━━━━━ Data shown
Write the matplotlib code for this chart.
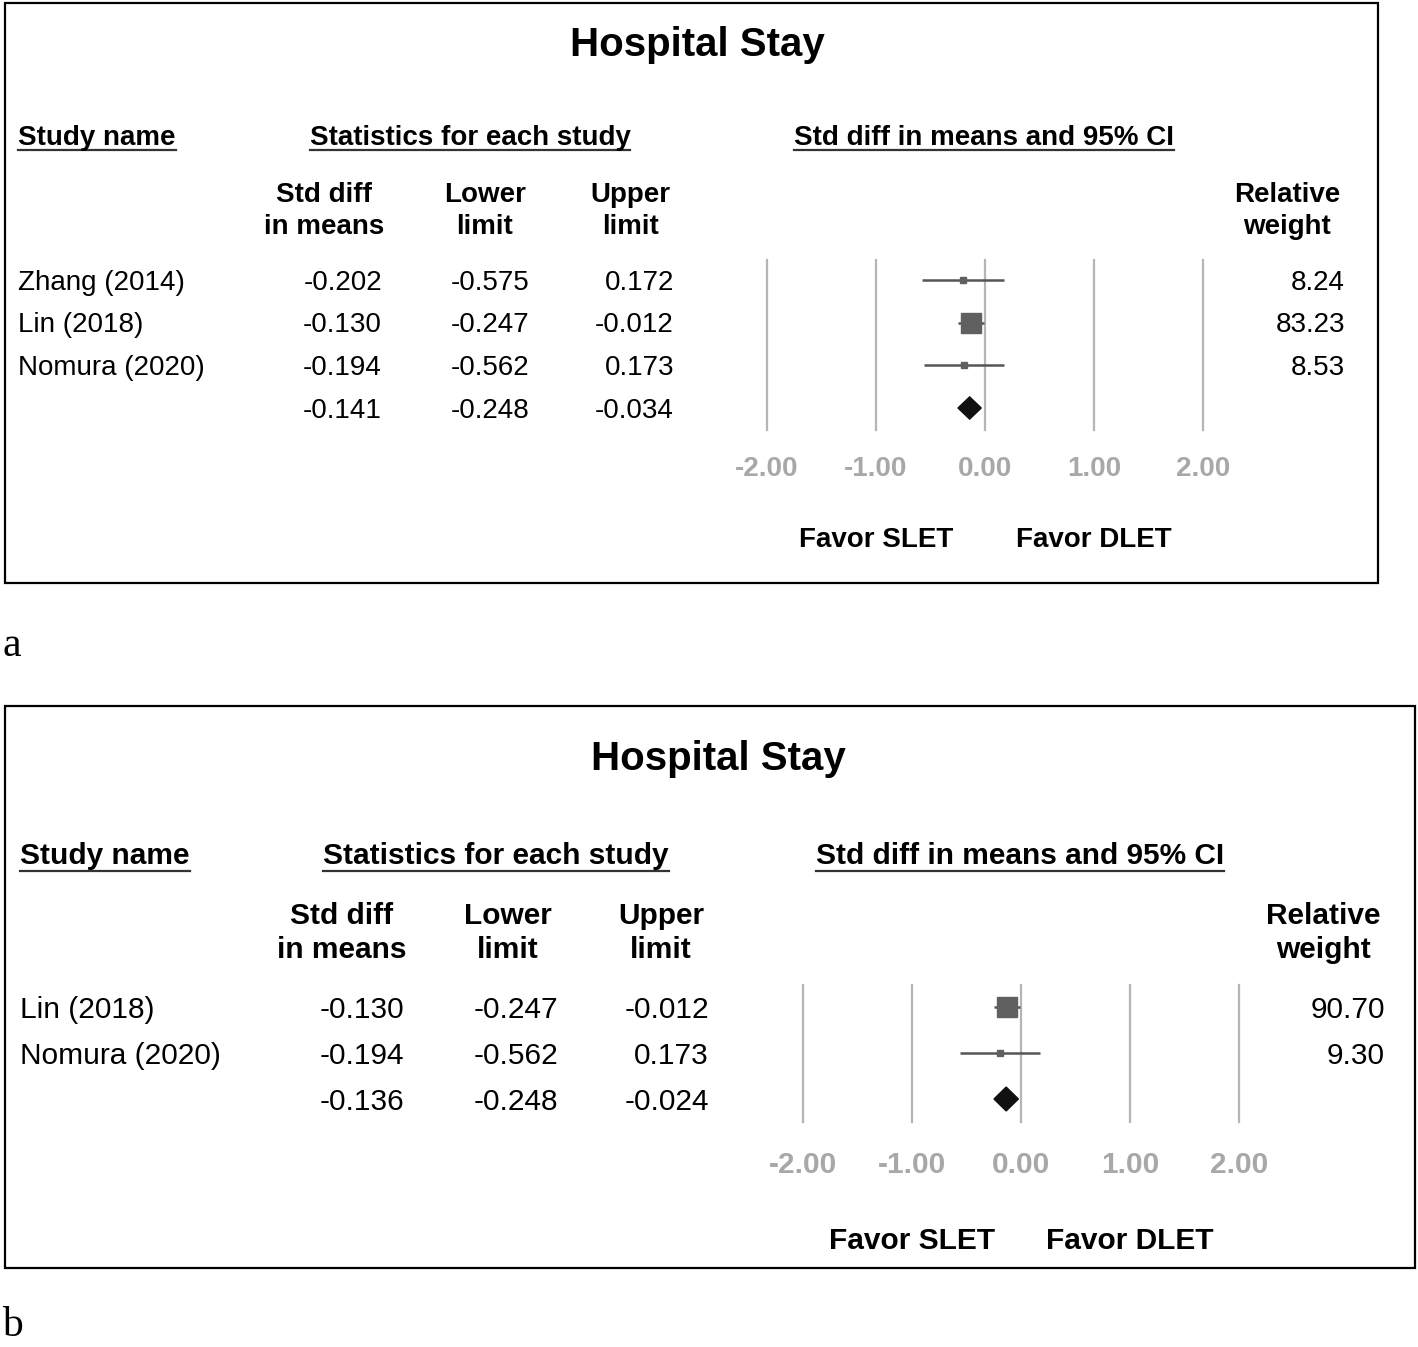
import numpy as np
import matplotlib
matplotlib.use("Agg")
from matplotlib import pyplot as plt
from matplotlib.patches import Rectangle, Polygon

plt.rcParams['font.family'] = ['Liberation Sans', 'DejaVu Sans']

W, H = 1418, 1347

# ---- data: panel a ----
studies_a = ["Zhang (2014)", "Lin (2018)", "Nomura (2020)"]
est_a = [-0.202, -0.130, -0.194]
low_a = [-0.575, -0.247, -0.562]
up_a = [0.172, -0.012, 0.173]
weight_a = [8.24, 83.23, 8.53]
summary_a = [-0.141, -0.248, -0.034]

# ---- data: panel b ----
studies_b = ["Lin (2018)", "Nomura (2020)"]
est_b = [-0.130, -0.194]
low_b = [-0.247, -0.562]
up_b = [-0.012, 0.173]
weight_b = [90.70, 9.30]
summary_b = [-0.136, -0.248, -0.024]

ticks = [-2, -1, 0, 1, 2]
title = "Hospital Stay"

fig = plt.figure(figsize=(W / 100, H / 100), dpi=100)
bg = fig.add_axes([0, 0, 1, 1])
bg.set_xlim(0, W)
bg.set_ylim(H, 0)
bg.axis('off')

underline_jobs = []


def txt(x, y, s, **kw):
    # va='center' sits a few px high for this font, nudge down
    kw.setdefault('va', 'center')
    return bg.text(x, y + 3, s, **kw)


def panel(studies, est, low, up, weight, summary, L):
    fs = L['fs']
    bg.add_patch(Rectangle((L['box'][0], L['box'][1]), L['box'][2] - L['box'][0],
                           L['box'][3] - L['box'][1], fill=False, lw=1.6, ec='black'))
    txt(L['title_x'], L['title_y'], title, fontsize=29, fontweight='bold', ha='center')
    hy = L['head_y']
    t1 = txt(L['name_x'], hy, "Study name", fontsize=fs, fontweight='bold', ha='left')
    t2 = txt(L['stats_x'], hy, "Statistics for each study", fontsize=fs, fontweight='bold', ha='center')
    t3 = txt(L['ci_x'], hy, "Std diff in means and 95% CI", fontsize=fs, fontweight='bold', ha='center')
    for t in (t1, t2, t3):
        underline_jobs.append((t, L['ul_y']))

    heads = [("Std diff", "in means"), ("Lower", "limit"), ("Upper", "limit"), ("Relative", "weight")]
    for (a, b), cx in zip(heads, L['col_head_x']):
        txt(cx, L['ch_y'][0], a, fontsize=fs, fontweight='bold', ha='center')
        txt(cx, L['ch_y'][1], b, fontsize=fs, fontweight='bold', ha='center')

    rows = L['rows']
    for i, name in enumerate(studies):
        y = rows[i]
        txt(L['name_x'], y, name, fontsize=fs, ha='left')
        for v, rx in zip((est[i], low[i], up[i]), L['val_x']):
            txt(rx, y, "%.3f" % v, fontsize=fs, ha='right')
        txt(L['w_x'], y, "%.2f" % weight[i], fontsize=fs, ha='right')
    ys = rows[len(studies)]
    for v, rx in zip(summary, L['val_x']):
        txt(rx, ys, "%.3f" % v, fontsize=fs, ha='right')

    # forest plot axes
    x0, x1 = L['fx']
    y0, y1 = L['fy']
    ax = fig.add_axes([x0 / W, 1 - y1 / H, (x1 - x0) / W, (y1 - y0) / H])
    ax.set_xlim(-2, 2)
    step = L['step']
    n = len(studies) + 1
    ax.set_ylim((y1 - rows[-1]) / step + n - 1, -(rows[0] - y0) / step)
    ax.axis('off')
    for t in ticks:
        ax.axvline(t, color='#b5b5b5', lw=1.6, clip_on=False)
    for i in range(len(studies)):
        ax.plot([low[i], up[i]], [i, i], color='#555555', lw=1.8, solid_capstyle='butt')
        ax.plot(est[i], i, marker='s', color='#606060', ms=1.58 * np.sqrt(weight[i]),
                mec='#606060', zorder=3)
    e, lo, hi = summary
    k = len(studies)
    h = L['dh']
    ax.add_patch(Polygon([[lo, k], [e, k - h], [hi, k], [e, k + h]], closed=True,
                         fc='#111111', ec='#111111', zorder=3))
    # tick labels and favour labels under the plot
    for t in ticks:
        px = x0 + (t + 2) / 4 * (x1 - x0)
        txt(px, L['tick_y'], "%.2f" % t, fontsize=fs, fontweight='bold', color='#a8a8a8', ha='center')
    for t, lab in ((-1, "Favor SLET"), (1, "Favor DLET")):
        px = x0 + (t + 2) / 4 * (x1 - x0)
        txt(px, L['fav_y'], lab, fontsize=fs, fontweight='bold', ha='center')
    txt(L['tag'][0], L['tag'][1], L['tag'][2], fontsize=30, family='Liberation Serif', ha='left')


layout_a = dict(fs=20, box=(5, 3, 1378, 583), title_x=697, title_y=42,
                head_y=135, ul_y=150, name_x=18, stats_x=470, ci_x=984,
                col_head_x=(324, 485, 630, 1287), ch_y=(192, 224),
                rows=[280, 322, 365, 408], val_x=(382, 529, 674), w_x=1345,
                fx=(767, 1203), fy=(260, 430), step=42.67, dh=0.26,
                tick_y=466, fav_y=537, tag=(2, 643, "a"))

layout_b = dict(fs=21.5, box=(5, 706, 1415, 1268), title_x=718, title_y=756,
                head_y=853, ul_y=871, name_x=20, stats_x=496, ci_x=1020,
                col_head_x=(342, 508, 661, 1323), ch_y=(913, 947),
                rows=[1007, 1053, 1099], val_x=(404, 558, 709), w_x=1385,
                fx=(803, 1239), fy=(985, 1122), step=46, dh=0.26,
                tick_y=1162, fav_y=1238, tag=(2, 1323, "b"))

panel(studies_a, est_a, low_a, up_a, weight_a, summary_a, layout_a)
panel(studies_b, est_b, low_b, up_b, weight_b, summary_b, layout_b)

# underline the section headers using their rendered widths
fig.canvas.draw()
r = fig.canvas.get_renderer()
inv = bg.transData.inverted()
for t, uy in underline_jobs:
    bb = t.get_window_extent(renderer=r)
    (xa, _), (xb, _) = inv.transform([[bb.x0, bb.y0], [bb.x1, bb.y1]])
    bg.plot([xa, xb], [uy, uy], color='#333333', lw=1.6)

fig.savefig("out.png", dpi=100)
━━━━━━━━━━
Copy the material exactly. Do not include the pictures.

Write the matplotlib code for this chart.
import numpy as np
import matplotlib
matplotlib.use("Agg")
from matplotlib import pyplot as plt
from matplotlib.patches import Rectangle, Polygon

plt.rcParams['font.family'] = ['Liberation Sans', 'DejaVu Sans']

W, H = 1418, 1347

# ---- data: panel a ----
studies_a = ["Zhang (2014)", "Lin (2018)", "Nomura (2020)"]
est_a = [-0.202, -0.130, -0.194]
low_a = [-0.575, -0.247, -0.562]
up_a = [0.172, -0.012, 0.173]
weight_a = [8.24, 83.23, 8.53]
summary_a = [-0.141, -0.248, -0.034]

# ---- data: panel b ----
studies_b = ["Lin (2018)", "Nomura (2020)"]
est_b = [-0.130, -0.194]
low_b = [-0.247, -0.562]
up_b = [-0.012, 0.173]
weight_b = [90.70, 9.30]
summary_b = [-0.136, -0.248, -0.024]

ticks = [-2, -1, 0, 1, 2]
title = "Hospital Stay"

fig = plt.figure(figsize=(W / 100, H / 100), dpi=100)
bg = fig.add_axes([0, 0, 1, 1])
bg.set_xlim(0, W)
bg.set_ylim(H, 0)
bg.axis('off')

underline_jobs = []


def txt(x, y, s, **kw):
    # va='center' sits a few px high for this font, nudge down
    kw.setdefault('va', 'center')
    return bg.text(x, y + 3, s, **kw)


def panel(studies, est, low, up, weight, summary, L):
    fs = L['fs']
    bg.add_patch(Rectangle((L['box'][0], L['box'][1]), L['box'][2] - L['box'][0],
                           L['box'][3] - L['box'][1], fill=False, lw=1.6, ec='black'))
    txt(L['title_x'], L['title_y'], title, fontsize=29, fontweight='bold', ha='center')
    hy = L['head_y']
    t1 = txt(L['name_x'], hy, "Study name", fontsize=fs, fontweight='bold', ha='left')
    t2 = txt(L['stats_x'], hy, "Statistics for each study", fontsize=fs, fontweight='bold', ha='center')
    t3 = txt(L['ci_x'], hy, "Std diff in means and 95% CI", fontsize=fs, fontweight='bold', ha='center')
    for t in (t1, t2, t3):
        underline_jobs.append((t, L['ul_y']))

    heads = [("Std diff", "in means"), ("Lower", "limit"), ("Upper", "limit"), ("Relative", "weight")]
    for (a, b), cx in zip(heads, L['col_head_x']):
        txt(cx, L['ch_y'][0], a, fontsize=fs, fontweight='bold', ha='center')
        txt(cx, L['ch_y'][1], b, fontsize=fs, fontweight='bold', ha='center')

    rows = L['rows']
    for i, name in enumerate(studies):
        y = rows[i]
        txt(L['name_x'], y, name, fontsize=fs, ha='left')
        for v, rx in zip((est[i], low[i], up[i]), L['val_x']):
            txt(rx, y, "%.3f" % v, fontsize=fs, ha='right')
        txt(L['w_x'], y, "%.2f" % weight[i], fontsize=fs, ha='right')
    ys = rows[len(studies)]
    for v, rx in zip(summary, L['val_x']):
        txt(rx, ys, "%.3f" % v, fontsize=fs, ha='right')

    # forest plot axes
    x0, x1 = L['fx']
    y0, y1 = L['fy']
    ax = fig.add_axes([x0 / W, 1 - y1 / H, (x1 - x0) / W, (y1 - y0) / H])
    ax.set_xlim(-2, 2)
    step = L['step']
    n = len(studies) + 1
    ax.set_ylim((y1 - rows[-1]) / step + n - 1, -(rows[0] - y0) / step)
    ax.axis('off')
    for t in ticks:
        ax.axvline(t, color='#b5b5b5', lw=1.6, clip_on=False)
    for i in range(len(studies)):
        ax.plot([low[i], up[i]], [i, i], color='#555555', lw=1.8, solid_capstyle='butt')
        ax.plot(est[i], i, marker='s', color='#606060', ms=1.58 * np.sqrt(weight[i]),
                mec='#606060', zorder=3)
    e, lo, hi = summary
    k = len(studies)
    h = L['dh']
    ax.add_patch(Polygon([[lo, k], [e, k - h], [hi, k], [e, k + h]], closed=True,
                         fc='#111111', ec='#111111', zorder=3))
    # tick labels and favour labels under the plot
    for t in ticks:
        px = x0 + (t + 2) / 4 * (x1 - x0)
        txt(px, L['tick_y'], "%.2f" % t, fontsize=fs, fontweight='bold', color='#a8a8a8', ha='center')
    for t, lab in ((-1, "Favor SLET"), (1, "Favor DLET")):
        px = x0 + (t + 2) / 4 * (x1 - x0)
        txt(px, L['fav_y'], lab, fontsize=fs, fontweight='bold', ha='center')
    txt(L['tag'][0], L['tag'][1], L['tag'][2], fontsize=30, family='Liberation Serif', ha='left')


layout_a = dict(fs=20, box=(5, 3, 1378, 583), title_x=697, title_y=42,
                head_y=135, ul_y=150, name_x=18, stats_x=470, ci_x=984,
                col_head_x=(324, 485, 630, 1287), ch_y=(192, 224),
                rows=[280, 322, 365, 408], val_x=(382, 529, 674), w_x=1345,
                fx=(767, 1203), fy=(260, 430), step=42.67, dh=0.26,
                tick_y=466, fav_y=537, tag=(2, 643, "a"))

layout_b = dict(fs=21.5, box=(5, 706, 1415, 1268), title_x=718, title_y=756,
                head_y=853, ul_y=871, name_x=20, stats_x=496, ci_x=1020,
                col_head_x=(342, 508, 661, 1323), ch_y=(913, 947),
                rows=[1007, 1053, 1099], val_x=(404, 558, 709), w_x=1385,
                fx=(803, 1239), fy=(985, 1122), step=46, dh=0.26,
                tick_y=1162, fav_y=1238, tag=(2, 1323, "b"))

panel(studies_a, est_a, low_a, up_a, weight_a, summary_a, layout_a)
panel(studies_b, est_b, low_b, up_b, weight_b, summary_b, layout_b)

# underline the section headers using their rendered widths
fig.canvas.draw()
r = fig.canvas.get_renderer()
inv = bg.transData.inverted()
for t, uy in underline_jobs:
    bb = t.get_window_extent(renderer=r)
    (xa, _), (xb, _) = inv.transform([[bb.x0, bb.y0], [bb.x1, bb.y1]])
    bg.plot([xa, xb], [uy, uy], color='#333333', lw=1.6)

fig.savefig("out.png", dpi=100)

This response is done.